Ana Maria met us at 10 a.m., and we walked several blocks to jump on a bus to her college, El Instituto Tecnologica de Oaxaca. Salvador Ramos Salazar welcomed us to their campus, which has a park-like feel to it. Lots of trees and benches. Very green. He said there are 4,500 students at the campus, and it offers six engineering degrees and two administration degrees. He said that for the past two years, ITO has come home with the first-place prize in engineering against all 140 tecnologicas in Mexico. He also said that three women represented the school. (Viva las mujeres!) The enrollment of the college is 60 percent women and 40 percent male. (Ana Maria, our local contact who´s been with the college for 30 years, is a civil engineer.) Their college is much like the colleges in the Alamo Community College District in that our classes are smaller--They average between 32 and 33 students per classroom--and their tuition is reasonable ($400 per year). ITO does not have open admissions like our colleges, however. Each year, about 2,000 apply, but only half of those are accepted. They don´t have the space or the necessary faculty.

From there, we went to a classroom, where Dr. Pedro Maldonado spoke about the poor of the State of Oaxaca. He received his doctorate in Economics from a university in Cuba. According to Dr. Ramos, Mexico is falling in international economic standing. For a long time, they were in tenth place. However, with Mexico losing jobs and manufacturing to China and India, they are now in fourteenth place. Guerrero, Oaxaca and Chiapas, the three southern states of Mexico, are the poorest in the nation.

In the United States, a family of four living on $20,000 a year is considered impoverished. In Mexico, a family of four living on $2,920 a year is considered impoverished. I thought the following statistics (state of Oaxaca/national) were very interesting: illiterate (22%/10%), kids aged 6-14 who don´t attend school (18%/14%), water in home (65%/88%), indoor plumbing (44%/77%), doctor per 10,000 citizens (10/14), nurses per 10,000 citizens (13/20), infant mortality per 1,000 births (35/14), life expectancy (71/73), migration...number of citizens per 1,000 who leave (18/6), poor population (85%/72%), and rural population (56%/25%).

Dr.
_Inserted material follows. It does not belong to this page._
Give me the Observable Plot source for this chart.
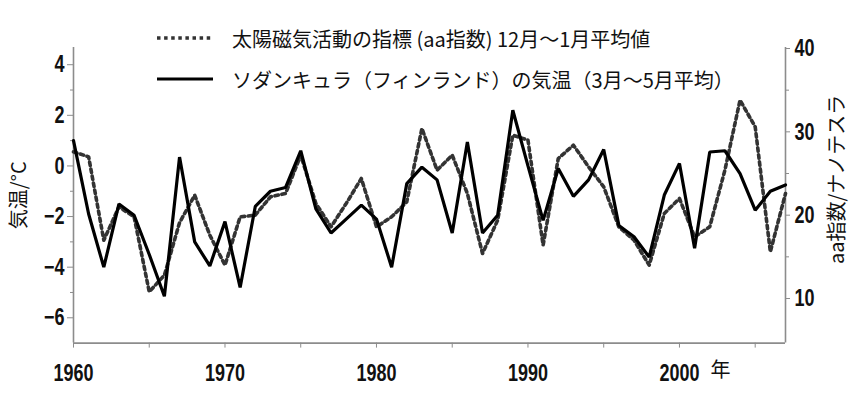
<!DOCTYPE html>
<html>
<head>
<meta charset="utf-8">
<script src="https://cdn.jsdelivr.net/npm/d3@7"></script>
<script src="https://cdn.jsdelivr.net/npm/@observablehq/plot@0.6"></script>
<style>
  body { margin: 0; background: #fff; }
  #wrap { position: relative; width: 851px; height: 398px; overflow: hidden; background: #fff; }
  #wrap svg.plot { position: absolute; left: 0; top: 0; }
  .legrow { position: absolute; left: 157px; height: 26px; display: flex; align-items: center; white-space: nowrap;
            font-family: "Noto Sans CJK JP", "Noto Sans", sans-serif; font-size: 20px; color: #111; }
  .legrow svg { margin-right: 19px; }
</style>
</head>
<body>
<div id="wrap"></div>
<script>
// ---- data ----
const years = [1960,1961,1962,1963,1964,1965,1966,1967,1968,1969,
               1970,1971,1972,1973,1974,1975,1976,1977,1978,1979,
               1980,1981,1982,1983,1984,1985,1986,1987,1988,1989,
               1990,1991,1992,1993,1994,1995,1996,1997,1998,1999,
               2000,2001,2002,2003,2004,2005,2006,2007];
// Sodankylä (Finland) spring temperature, March–May mean (°C)
const temperature = [1.0,-1.9,-4.0,-1.5,-1.95,-3.5,-5.15,0.35,-3.0,-3.95,
                     -2.2,-4.8,-1.6,-1.0,-0.85,0.6,-1.7,-2.65,-2.1,-1.55,
                     -2.1,-4.0,-0.7,-0.05,-0.55,-2.65,0.95,-2.65,-1.95,2.2,
                     0.0,-2.15,-0.1,-1.2,-0.55,0.65,-2.35,-2.8,-3.6,-1.15,
                     0.1,-3.25,0.55,0.6,-0.3,-1.75,-1.0,-0.75];
// aa index, Dec–Jan mean (nT)
const aaIndex = [27.6,27.0,17.0,21.0,19.8,10.8,12.8,19.1,22.4,17.6,
                 14.0,19.8,20.0,22.2,22.6,27.2,21.4,18.6,21.4,24.4,
                 18.6,19.8,21.6,30.4,25.4,27.2,22.6,15.4,19.4,29.6,
                 29.0,16.4,26.8,28.4,25.8,23.4,18.6,17.0,14.0,20.2,
                 22.0,17.4,18.6,25.4,33.8,30.6,15.6,22.6];

const xDomain = [1960, 2007];
const tempDomain = [-7, 4.68];
const aaDomain = [4.65, 40.12];
const xTicks = [1960,1965,1970,1975,1980,1985,1990,1995,2000,2005];
const tempTickLabels = [-6,-4,-2,0,2,4];
const tempMinorTicks = [-5,-3,-1,1,3];
const aaTickLabels = [10,20,30,40];
const aaMinorTicks = [15,25,35];

const legend1 = "太陽磁気活動の指標 (aa指数) 12月～1月平均値";
const legend2 = "ソダンキュラ（フィンランド）の気温（3月～5月平均）";
const yLabelLeft = "気温/°C";
const yLabelRight = "aa指数/ナノテスラ";
const xUnit = "年";

// ---- secondary axis mapping (aa -> temperature axis) ----
const aaToTemp = d3.scaleLinear().domain(aaDomain).range(tempDomain);

const rows = years.map((year, i) => ({year, temp: temperature[i], aaT: aaToTemp(aaIndex[i])}));

const numFont = "'Liberation Sans','Noto Sans CJK JP',sans-serif";
const cjkFont = "'Noto Sans CJK JP',sans-serif";
const axisColor = "#8c8c8c";
const dashColor = "#333";
const dashPattern = "3.5,3.6";

const chart = Plot.plot({
  width: 851,
  height: 398,
  marginLeft: 73,
  marginRight: 66,
  marginTop: 47,
  marginBottom: 55.4,
  x: {domain: xDomain},
  y: {domain: tempDomain},
  style: {fontFamily: numFont, fontSize: "24px", color: "#111", background: "#fff", overflow: "visible"},
  marks: [
    // frame: left, right, bottom
    Plot.ruleX(xDomain, {stroke: axisColor, strokeWidth: 1.6}),
    Plot.ruleY([tempDomain[0]], {stroke: axisColor, strokeWidth: 1.6}),
    // left axis
    Plot.axisY({ticks: tempTickLabels, tickSize: 6, tickPadding: 3, stroke: axisColor,
                label: yLabelLeft, labelAnchor: "center", labelOffset: 62, labelArrow: "none"}),
    Plot.axisY({ticks: tempMinorTicks, tickSize: 3, tickFormat: () => "", stroke: axisColor, label: null}),
    // right axis (aa index)
    Plot.axisY({anchor: "right", ticks: aaTickLabels.map(aaToTemp),
                tickFormat: t => Math.round(aaToTemp.invert(t)),
                tickSize: 4, tickPadding: 5, stroke: axisColor,
                label: yLabelRight, labelAnchor: "center", labelOffset: 58, labelArrow: "none"}),
    Plot.axisY({anchor: "right", ticks: aaMinorTicks.map(aaToTemp), tickSize: 3, tickFormat: () => "",
                stroke: axisColor, label: null}),
    // x axis
    Plot.axisX({ticks: xTicks, tickSize: 5, tickPadding: 16, stroke: axisColor,
                tickFormat: d => (d % 10 === 0 ? String(d) : ""), label: null}),
    Plot.axisX({ticks: [xTicks[8]], tickSize: 0, tickPadding: 20, dx: 41, tickFormat: () => xUnit,
                fontSize: 20, label: null}),
    // series
    Plot.line(rows, {x: "year", y: "aaT", stroke: dashColor, strokeWidth: 3.6, strokeDasharray: dashPattern,
                     strokeLinejoin: "round"}),
    Plot.line(rows, {x: "year", y: "temp", stroke: "#000", strokeWidth: 3.2, strokeLinejoin: "miter"})
  ]
});
chart.classList.add("plot");

// condensed, bold numerals for tick labels (scale about each label's own anchor point)
function condense(t) {
  let tr = t.getAttribute("transform");
  if (!tr) {
    const x = t.getAttribute("x") || 0, y = t.getAttribute("y") || 0;
    t.removeAttribute("x"); t.removeAttribute("y");
    tr = `translate(${x},${y})`;
  }
  t.setAttribute("transform", tr + " scale(0.75,1)");
}
chart.querySelectorAll('g[aria-label$="tick label"]').forEach(g => {
  g.querySelectorAll("text").forEach(t => {
    if (/^[0-9\u2212-]/.test(t.textContent)) {
      t.style.fontWeight = "bold";
      condense(t);
    } else {
      t.style.fontFamily = cjkFont;
    }
  });
});
chart.querySelectorAll('g[aria-label$="axis label"] text').forEach(t => {
  t.style.fontFamily = cjkFont;
  t.style.fontSize = "20px";
  t.style.fontWeight = "normal";
});
const yLabels = chart.querySelectorAll('g[aria-label="y-axis label"] text');
if (yLabels.length > 1) {
  const r = yLabels[yLabels.length - 1];
  r.setAttribute("transform", (r.getAttribute("transform") || "") + " translate(16,0)");
}

const wrap = document.getElementById("wrap");
wrap.appendChild(chart);

function legendRow(text, dashed, top) {
  const row = document.createElement("div");
  row.className = "legrow";
  row.style.top = top + "px";
  const ns = "http://www.w3.org/2000/svg";
  const s = document.createElementNS(ns, "svg");
  s.setAttribute("width", "56");
  s.setAttribute("height", "10");
  const l = document.createElementNS(ns, "line");
  l.setAttribute("x1", "0"); l.setAttribute("x2", "56");
  l.setAttribute("y1", "5"); l.setAttribute("y2", "5");
  l.setAttribute("stroke", dashed ? dashColor : "#000");
  l.setAttribute("stroke-width", dashed ? "3.6" : "3.2");
  if (dashed) l.setAttribute("stroke-dasharray", dashPattern);
  s.appendChild(l);
  row.appendChild(s);
  const t = document.createElement("span");
  t.textContent = text;
  row.appendChild(t);
  wrap.appendChild(row);
}
legendRow(legend1, true, 25);
legendRow(legend2, false, 66);
</script>
</body>
</html>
Maldonado spelled out eight factors that are necessary for Oaxaca to grow economically:

1. Better lines of communication
2. Quality education (better human development)
3. Better conditions for business in Mexico
4. Reduce paperwork for those who want to start a business in Mexico
5. Empower workers with skills and training
6. Train administrators to make wise decisions
7. Provide low interest rates
8. Form social networks (redes) and business networks

Three values are necessary for this structural reform to occur:
1. Trust
2. Reciprocity
3. Unity

Dr. Maldonado said that education is key, and we got into a conversation over the striking teachers. It turns out that it´s good that we visited ITO today, because the college is closing tomorrow. The professors will join the teachers of this state to protest their working conditions. If the sign that I saw on the street yesterday was correct, teachers make $5,200 a year ($100 a week). This might be on the high side, because I´m not sure if they´re on a 12-month or a 9-month contract. I´ll have to do some reporting and find out! Stay tuned.

We went over to the college´s cafeteria after the talk, and it was packed with students watching the World Cup on a big screen TV. I loved hearing the moans on missed scores and the jubilation on winning scores. This morning during breakfast, they had the TV on a sort of Today Show-like program, and the reporter was interviewing Mexicans who´d make the trek to Germany. (Large mugs of frosty beer were prominently featured.) You can tell there´s a lot of national pride when it comes to futbol (soccer). Some commercial that played was nothing but clips of Mexican fans painted with their team´s colors, singing along to the national anthem, and glorying in their team´s success. I´m not a fan of organized sport of any kind (Sorry, Spurs!), so it´s interesting to try to relate to those who live/die by soccer. (Gail said that England pulled the passports of 3,500 known soccer hooligans so they couldn´t travel to Germany! I can´t see myself getting so worked up about a team.)

After our visit to ITO, Ana Maria got us back on the city bus to the zocalo. We broke up and headed out for lunch. Blair, Aedan and I ended up having another delicious meal (It´s a good thing we´re doing a lot of walking!) on the zocalo. Blair had one of Oaxaca´s famous chicken moles, and I had pollo emapanizado (breadcrumb-crusted chicken). Aedan had black bean tacos. Then we treated her to a Starbucks-like mocha frappachino that cost 26 pesos for sitting through the morning´s lengthy lectures without complaint. While she was drinking it, I thought that there are not many in the state of Oaxaca who would spend that kind of money on something so frivilous. Not when their day´s wages are 40 pesos. I don´t think we´ll be buying any more frappachinos.